Operation

The Sawmill software offers a web-based interface for configuring and generating reports with the software. The login screen is as follows:

Sawmill Login Screen
If viewing this document in online form, click the image for a larger version.

Once the user is successfully authenticated, the are presented with the main screen as follows:

Sawmill Main Screen
If viewing this document in online form, click the image for a larger version.

More details to come regarding how to configure and generate reports.

Generate Logs

This section details the log format we will use for the Report Service, and how to setup your Apache HTTP or Apache Tomcat web servers to produce the logs.

Log Format

The log format we will be using is the Apache/NCSA Combined Format. The format is as follows:

remotehost rfc1413 authuser [date] "request" status bytes referrer user-agent
        

The fields in the format above are described in the table below:

FieldDescription
remotehostThe IP address of the client (remote host) which made the request to the server.
rfc1413The RFC 1413 identity of the client. A "hyphen" in the output indicates that the requested piece of information is not available.
authuserThe userid of the person requesting the document as determined by HTTP authentication.
[date]The time that the request was received [day/month/year:hour:minute:second zone]
"request"The request line from the client is given in double quotes, including, in order, the method used by the client, the requested resource, and the protocol used.
statusThe status code that the server sends back to the client.
bytesThe size of the object returned to the client, not including the response headers.
refererThe "Referer" [sic] HTTP request header. This gives the site that the client reports having been referred from.
user-agentThe User-Agent HTTP request header. This is the identifying information that the client browser reports about itself.

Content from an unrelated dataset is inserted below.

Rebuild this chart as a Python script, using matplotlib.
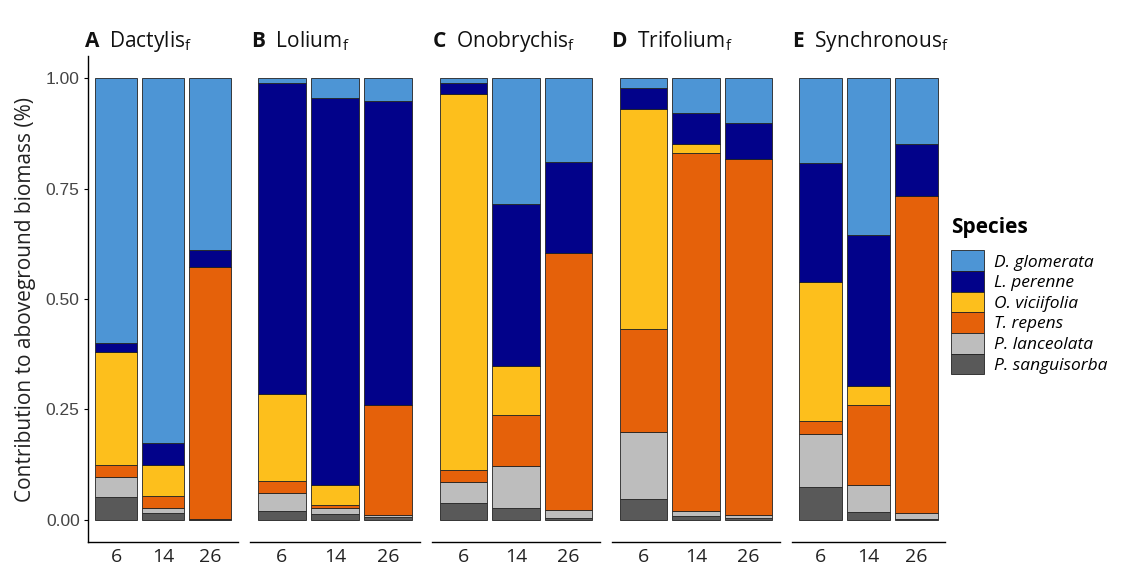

We are using this log format because it is a commonly used format that provides more useful metrics that allow Sawmill to ignore extraneous log entries (e.g., bots, web crawlers, worms).

Setup Apache Tomcat Server

The Apache Tomcat server produces access logs that record all requests processed by the web container. The following are the steps needed to configure the server to create the Combined Format logs:

  1. Log into the machine hosting the web server you would like to gather metrics from.
  2. Open $CATALINA_HOME/conf/server.xml for editing.
  3. Find the Host XML node. It should resemble the following:
    <Host name="localhost"  appBase="webapps"
          unpackWARs="true" autoDeploy="true"
          xmlValidation="false" xmlNamespaceAware="false">
          .
          .
          .
    </Host>
                
  4. Within this block, add the following XML to enable the access logs:
    <Valve className="org.apache.catalina.valves.AccessLogValve" directory="logs"  
           prefix="localhost_access_log." suffix=".txt" pattern="combined"
           resolveHosts="false"/>
                
  5. A few things to note about the above XML:
    • Be sure to check if this Valve is enabled elsewhere in the Host block. If so, it will now produce a second set of access logs.
    • The value for directory is the absolute or relative pathname of a directory in which log files created by this valve will be placed.
    • Verify the prefix values are different so they do not overwrite each other.
    • See the Tomcat Configuration to set other configuration attributes including path, file name suffix, etc.
  6. Restart the Tomcat server.

Setup Apache HTTP Server

The Apache HTTP server produces access logs that record all requests processed by the server. The following are the steps needed to configure the server to create the Combined Format logs:

  1. Log into the machine hosting the server you would like to gather metrics from.
  2. Open $APACHE_HOME/conf/httpd.conf for editing.
  3. Find the section of the file where LogFormats are declared (if exists) and add the following:
    LogFormat "%h %l %u %t \"%r\" %>s %b \"%{Referer}i\" \"%{User-agent}i\"" combined
    CustomLog "||$APACHE_HOME/bin/rotatelogs \
    $LOG_DIR/access_log.%Y-%m-%d.txt 86400" combined
                
  4. A few things to note about the above configuration:
    • Be sure to check if these values are already set elsewhere in httpd.conf.
    • $APACHE_HOME is the home directory for the Apache server.
    • $LOG_DIR is the directory where you would like to place the log files.
    • The CustomLog section above denotes using the Apache rotatelogs script that rotates the logs daily instead of creating one large access_log file.
    • The double pipe (||) is used to rotate the logs without opening another shell.